Petitioner argues that his petition to the circuit court for writ of habeas corpus should have been evaluated as a PCR application because he was deprived of his “one bite of the apple” in PCR. Based on our conclusion that the circuit court lacked subject matter jurisdiction to convict Petitioner due to an insufficient indictment, it is unnecessary for us to address this issue.

Conclusion

For the foregoing reasons, we VACATE Petitioner’s first-degree burglary conviction. [5]

MOORE, WALLER, BURNETT and PLEICONES, JJ., concur.


[1] The letter from Petitioner’s attorney stated, “You will need to try other avenues for your appeal,” but did not mention post-conviction relief (“PCR”) specifically or that Petitioner had one year from the filing of the final decision of the appeal in which to file a PCR application. S.C. Code Ann. § 17-27-45(A) (Supp. 1995 & 2002).

[2] Section 16-11-312(B) lists three types of aggravating circumstances. The first category occurs when the burglar enters the building with some type of weapon, threatens to use a dangerous instrument, or physically harms any person who is not a participant in the crime. The second category makes any burglary second degree if the person committing it has two or more prior burglary convictions. The third category applies to all burglaries that occur at nighttime.

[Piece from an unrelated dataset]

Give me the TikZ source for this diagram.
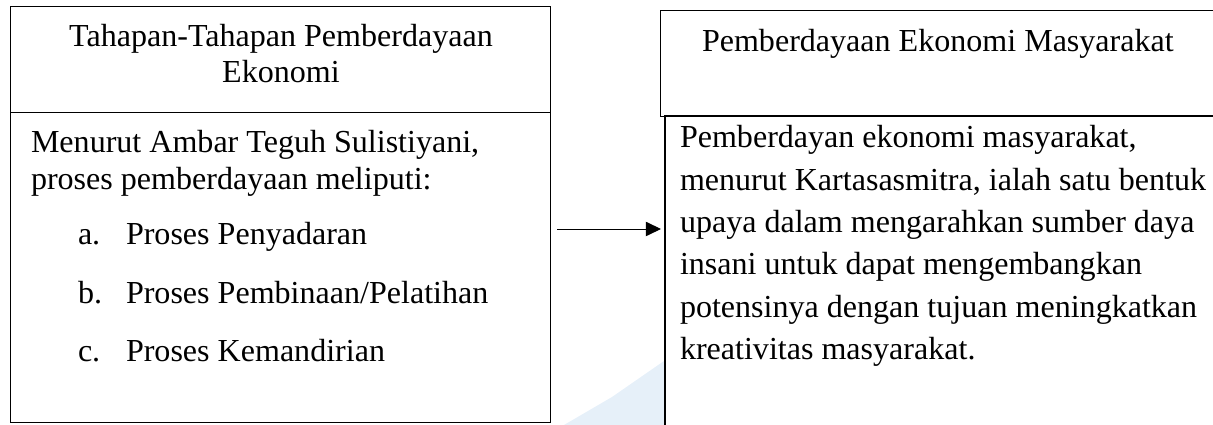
\documentclass[tikz,border=0pt]{standalone}
\usepackage{fontspec}
\setmainfont{Liberation Serif}
\usetikzlibrary{arrows.meta}
\definecolor{bayang}{RGB}{230,240,249}
\begin{document}
\begin{tikzpicture}[inner sep=0pt,outer sep=0pt,line width=0.7pt,
kotak/.style={draw,rectangle,anchor=south west},
teks/.style={align=left,anchor=base west,font=\fontsize{22.8pt}{27pt}\selectfont},
judul/.style={align=center,anchor=base,font=\fontsize{22.8pt}{26.3pt}\selectfont}]

\clip (0,0) rectangle (30.325,10.625);

% bayangan tanda air
\fill[bayang] (14.1,0) -- (15.3,0.7) -- (16.6,1.6) -- (16.6,0) -- cycle;

% kotak kiri (baseline = baris terakhir)
\draw (0.25,7.825) node[kotak,minimum width=13.5cm,minimum height=2.65cm] (judul1) {};
\draw (0.25,0.075) node[kotak,minimum width=13.5cm,minimum height=7.75cm] (isi1) {};
\draw (7.025,8.55) node[judul] (tjudul1) {Tahapan-Tahapan Pemberdayaan\\Ekonomi};
\draw (0.775,5.875) node[teks] (tisi1) {Menurut Ambar Teguh Sulistiyani,\\proses pemberdayaan meliputi:};
\draw (1.95,4.5) node[teks] (la) {a.};
\draw (3.15,4.5) node[teks] (pa) {Proses Penyadaran};
\draw (1.95,3.025) node[teks] (lb) {b.};
\draw (3.15,3.025) node[teks] (pb) {Proses Pembinaan/Pelatihan};
\draw (1.95,1.575) node[teks] (lc) {c.};
\draw (3.15,1.575) node[teks] (pc) {Proses Kemandirian};

% kotak kanan
\draw (16.5,7.725) node[kotak,minimum width=14.5cm,minimum height=2.65cm] (judul2) {};
\draw (16.625,-1) node[kotak,line width=1.4pt,minimum width=14.5cm,minimum height=8.725cm] (isi2) {};
\draw (17.55,9.325) node[teks] (tjudul2) {Pemberdayaan Ekonomi Masyarakat};
\draw (17,1.6375) node[teks,font=\fontsize{22.8pt}{30.1pt}\selectfont] (tisi2) {Pemberdayan ekonomi masyarakat,\\menurut Kartasasmitra, ialah satu bentuk\\upaya dalam mengarahkan sumber daya\\insani untuk dapat mengembangkan\\potensinya dengan tujuan meningkatkan\\kreativitas masyarakat.};

\coordinate (pangkal) at (13.925,4.9);
\draw[-{Triangle[length=0.38cm,width=0.36cm]}] (pangkal) -- ([xshift=-0.1cm]pangkal -| isi2.west);
\end{tikzpicture}
\end{document}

[3] See also State v. Lynch, 344 S.C. 635, 545 S.E.2d 511 (2001) (finding that although it is only one element of the crime, the aggravating circumstance is “‘the essence’ of first degree burglary” and must be included on the indictment presented to the grand jury to confer subject matter jurisdiction on the circuit court).

[4] In reaching this conclusion, we considered the impact of S.C. Code Ann. § 17-19-90 (Supp. 2002). First enacted in 1887, section 17-19-90, requires objections to defects apparent on the face of an indictment be made before the jury is sworn. This section has not been amended since its original enactment and has not been cited in recent years by this Court in its discussion of the sufficiency of indictments. In our opinion, this statutory provision applies to defects in an indictment that do not affect the subject matter jurisdiction of the circuit court. Our modern jurisprudence makes it clear that failure to list an aggravating circumstance does affect subject matter jurisdiction, and that subject matter jurisdiction cannot be waived and may be raised at any time. Thus, we believe section 17-19-90 does not limit a court’s consideration of indictment defects that affect subject matter jurisdiction, no matter when such issues are raised. Lynch; Browning

[5] The State argues that this Court should direct the entry of judgment against Petitioner on the lesser included offense of second degree burglary for which Petitioner was also indicted. This Court exercised its option to do so in State v. Muldrow, 348 S.C. 264, 559 S.E.2d 847 (2002) (sentencing defendant to lesser included offense of strong arm robbery after finding that insufficient evidence was submitted to support conviction for greater offense). In this case, although Petitioner was indicted for second degree burglary, the record on appeal reflects that second degree burglary was never presented to the jury as an option and was not charged to the jury at the close of the case. Under the circumstances presented in this case, we decline to direct the entry of judgment on the lesser offense.